**** DATASET SECTION

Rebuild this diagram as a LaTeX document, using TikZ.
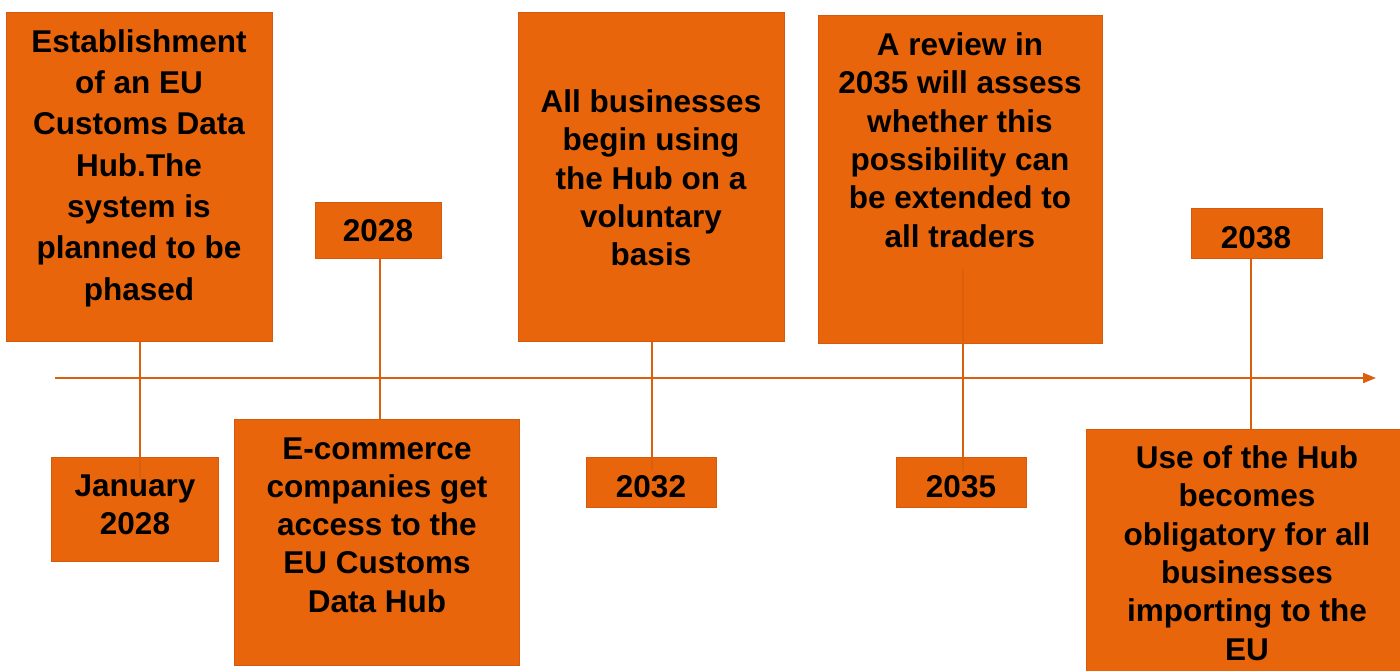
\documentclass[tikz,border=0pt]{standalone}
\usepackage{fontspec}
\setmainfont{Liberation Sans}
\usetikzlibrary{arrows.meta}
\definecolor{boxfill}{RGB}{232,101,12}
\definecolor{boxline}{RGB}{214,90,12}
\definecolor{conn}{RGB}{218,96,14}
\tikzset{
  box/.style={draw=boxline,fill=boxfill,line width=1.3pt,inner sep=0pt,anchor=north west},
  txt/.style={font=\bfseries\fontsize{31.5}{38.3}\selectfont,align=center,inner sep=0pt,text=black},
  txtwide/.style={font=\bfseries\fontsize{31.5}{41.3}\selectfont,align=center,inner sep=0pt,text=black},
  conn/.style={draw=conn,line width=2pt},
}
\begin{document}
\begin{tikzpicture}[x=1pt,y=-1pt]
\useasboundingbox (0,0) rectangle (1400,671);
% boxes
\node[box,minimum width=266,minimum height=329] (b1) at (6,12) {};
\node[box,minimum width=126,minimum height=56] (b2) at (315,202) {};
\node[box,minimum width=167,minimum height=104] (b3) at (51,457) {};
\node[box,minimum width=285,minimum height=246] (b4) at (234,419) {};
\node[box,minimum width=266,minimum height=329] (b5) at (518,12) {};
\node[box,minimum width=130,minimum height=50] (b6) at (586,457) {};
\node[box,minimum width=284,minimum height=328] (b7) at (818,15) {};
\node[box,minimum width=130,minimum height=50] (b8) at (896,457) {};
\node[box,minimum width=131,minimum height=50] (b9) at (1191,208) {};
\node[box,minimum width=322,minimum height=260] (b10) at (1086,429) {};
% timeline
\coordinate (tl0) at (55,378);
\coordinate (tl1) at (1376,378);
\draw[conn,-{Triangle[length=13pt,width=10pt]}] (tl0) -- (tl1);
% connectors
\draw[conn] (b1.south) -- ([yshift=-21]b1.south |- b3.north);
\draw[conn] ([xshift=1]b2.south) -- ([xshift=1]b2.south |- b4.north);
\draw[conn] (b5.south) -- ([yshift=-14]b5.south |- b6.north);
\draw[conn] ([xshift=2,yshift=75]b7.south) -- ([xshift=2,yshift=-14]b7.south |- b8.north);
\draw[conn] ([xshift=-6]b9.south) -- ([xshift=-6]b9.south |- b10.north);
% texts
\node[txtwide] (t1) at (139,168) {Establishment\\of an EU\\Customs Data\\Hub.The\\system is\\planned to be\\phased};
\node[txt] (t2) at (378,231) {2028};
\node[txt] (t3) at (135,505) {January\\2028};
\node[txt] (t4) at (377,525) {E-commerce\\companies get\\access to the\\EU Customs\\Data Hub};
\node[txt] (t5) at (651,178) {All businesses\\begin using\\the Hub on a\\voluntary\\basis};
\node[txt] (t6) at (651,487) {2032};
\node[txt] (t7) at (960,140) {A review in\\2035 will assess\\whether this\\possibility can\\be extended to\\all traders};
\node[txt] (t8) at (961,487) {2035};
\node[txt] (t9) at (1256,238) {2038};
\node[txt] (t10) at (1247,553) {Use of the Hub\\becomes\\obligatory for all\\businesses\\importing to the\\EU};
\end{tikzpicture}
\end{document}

********

## WRITTEN EXERCISE
Report the number of lines that contain "this", with no other words.

## FINISHED EXERCISE
2